I still think Dave Jones was a good Cardiff manager, but, even if the enthusiasm was still there (and I suspect it might have been), he had become so embittered by his feud with the local press that it was impossible to see evidence of it. Similarly, watching City had stopped being an enjoyable experience. Not all of this was down to the manager, but, by his own admission, Dave Jones was someone whose mindset was that of the cold, unemotional professional – there is a time and a place for such an approach, but Cardiff City needed a complete change in thinking and attitude at the top in my view and the signs are that this is what we  have got. I’m not someone who says managers have to be jumping up and down and ranting at players and officials on the sidelines, but it is good to have someone there after all these years who makes it obvious that he cares.

Malky Mackay on his first day as Cardiff City manager - so far at least, the good impression he created in his initial press conference has been maintained.

Yes, Malky Mackay is certainly enthusiastic – tonight sees the first in what we are told is a series of meet the supporters nights to be staged around south Wales in the coming months (it’s being held at the non Political Club at Rhydyfelin at 7.30) and he has already had a question and answer session with a selected group of fans at Cardiff City Stadium. There has been plenty of talk too about a new, happier atmosphere around the club and much of the credit for this is being placed at the feet of a man who I believe has not become as detached from “normality” as many in the game are. This is because his football background is one that saw him go into the game relatively late as an amateur after spending time working in a bank – the signs are that Malky can relate better to the “ordinary” man and woman than many others in football do nowadays.

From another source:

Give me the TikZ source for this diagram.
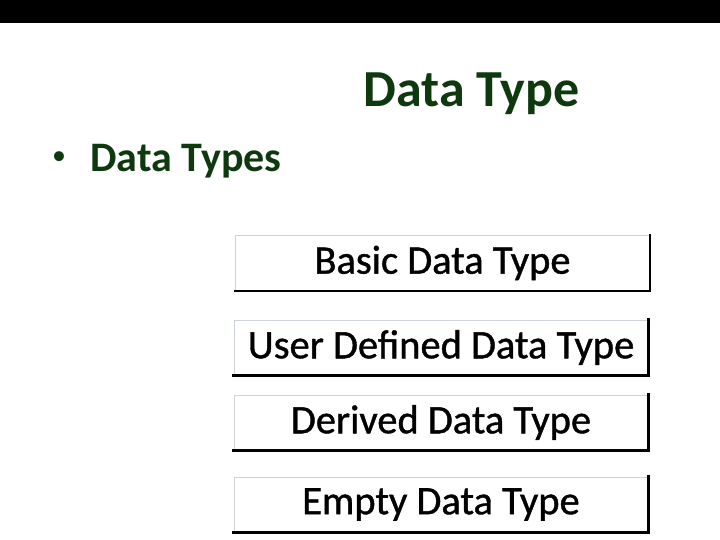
\documentclass[tikz,border=0pt]{standalone}
\usepackage{fontspec}
\setmainfont{Carlito}
\definecolor{titlegreen}{RGB}{14,56,14}
\definecolor{edgegray}{RGB}{205,210,222}

\tikzset{
    typebox/.style={draw=edgegray, line width=1pt, fill=white, minimum width=414pt,
        minimum height=55pt, inner sep=0pt,
        font=\fontsize{40.5}{46}\selectfont\addfontfeature{FakeBold=1}},
    boxshadow/.style={line width=2.5pt, line cap=rect}
}

\begin{document}
\begin{tikzpicture}[x=1pt, y=-1pt]
    \useasboundingbox (0,0) rectangle (720,540);
    \fill[black] (0,0) rectangle (720,23);

    \node[anchor=base, text=titlegreen, font=\fontsize{52}{60}\selectfont\bfseries] (title) at (471.5,107) {Data Type};
    \node[anchor=base west, text=titlegreen, font=\fontsize{42}{50}\selectfont\bfseries] (item) at (87,172) {Data Types};
    \node[anchor=base, text=titlegreen, font=\fontsize{28}{34}\selectfont] (dot) at (59,165) {•};

    \node[typebox] (B1) at (442.5,263) {Basic Data Type};
    \node[typebox] (B2) at (441,347.5) {User Defined Data Type};
    \node[typebox] (B3) at (441,422.5) {Derived Data Type};
    \node[typebox] (B4) at (441,504.5) {Empty Data Type};

    \draw[boxshadow] (B1.north east) -- (B1.south east) -- (B1.south west);
    \draw[boxshadow] (B2.north east) -- (B2.south east) -- (B2.south west);
    \draw[boxshadow] (B3.north east) -- (B3.south east) -- (B3.south west);
    \draw[boxshadow] (B4.north east) -- (B4.south east) -- (B4.south west);

\end{tikzpicture}
\end{document}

When all’s said and done though, it’s what happens on the pitch that decides a manager’s fate. At the moment, my assessment of our manager’s character looks to be about right, but, on what is admittedly limited evidence, maybe I got the type of football we will see from a Malky Mackay Cardiff City team wrong? At Watford his sides went for it and matches tended to be entertaining affairs with plenty of goals at either end. However, pre season games have been notable for our lack of goals (and, more worryingly, a lack of scoring opportunities), whilst, although it has tended to get ignored as people focus on what is not happening at the other end of the pitch, we have been solid at the back with only four conceded from five games.

While Aron Gunnarsson, Joe Mason and Filip Kiss are young players who I reckon are going to be in and around the team this season, the emphasis with our new signings so far has tended to be more in the mid to late twenties age range. Furthermore, the two strikers that our manager has named as his first choices won’t see 30 again and the rumours won’t go away that they will be joined by a locally born 32 year old in the coming weeks!, So, a total of seven goals at either end in pre season matches and a side with an average age closer to thirty than twenty doesn’t make it sound like we will be watching Watford mark II in the coming months.

Malky Macaky in action for Celtic in the mid nineties - he was 32 when he made his international debut against Denmark in 2004.

Based on that then, maybe my enthusiasm for our new manager should be fading a bit – perhaps, after all, we are not going to see the attacking and entertaining football I mentioned earlier? To be honest though, didn’t Watford play like they did because Malky Mackay did what the best managers do – that is, look at the playing resources he has and get them to operate in a way that gets the most out of their strengths whilst trying to hide their weaknesses? Although I’m not convinced that we will end up playing too differently to how Watford did, there has to be the chance that Malky will have judged that we can be most effective by playing in a different way.

Anyway, enough of this speculation when the man himself has told us how he likes to play the game. Malky has said that he is not averse to mixing the game up a bit depending on the opposition’s strengths and weaknesses and, possibly because the match was going against us, there was certainly a lot of long stuff to Parkin against Celtic. By contrast though, there was a much more considered build up on Saturday against Parma and, certainly, the midfield players brought in so far suggest that the latter rather than the former would be our method of choice. What our new manager has been most categorical about so far though is that City fans can expect to see their team with more sweat on their shirts and it was clear on Saturday that we were playing more of a pressing game as Parma, who you would have expected to have been a good, technically proficient passing team, were hustled and harried into giving the ball away more than often than anticipated.

Speaking as someone who used to get annoyed at times by our habit under Dave Jones of sitting back and letting the opposition play, this is a welcome development, but the pressing game has it’s disadvantages as well. One of the few criticisms of Malky Mackay that I have seen from Watford fans related to the number of match changing late goals they conceded as fitness faded and stamina suffered after eighty odd minutes of denying the opposition time and space – perhaps more than under Dave Jones, City will need to have the game won going into the closing stages this season.

Returning to that Paul Hayward piece to finish, my feeling is that he has got it wrong this time – after giving our previous manager six years to get us out of this division, surely the new one would get more than just the one season if we didn’t go up? With Leicester and West Ham spending so freely, the idea that our budget should be enough to guarantee a top two finish has to be ridiculous. However, I would say that all of the signs so far point to Malky Mackay’s playing budget being as big as many had claimed it would be and, if this is indeed the case, then I would suggest it would be wrong to say that a mid table season of consolidation would be acceptable – I’m sure Malky Mackay, as well as those behind the scenes at the club, will be expecting more than that and I can’t help thinking he will see himself as having failed if his team aren’t up there challenging for a top six place.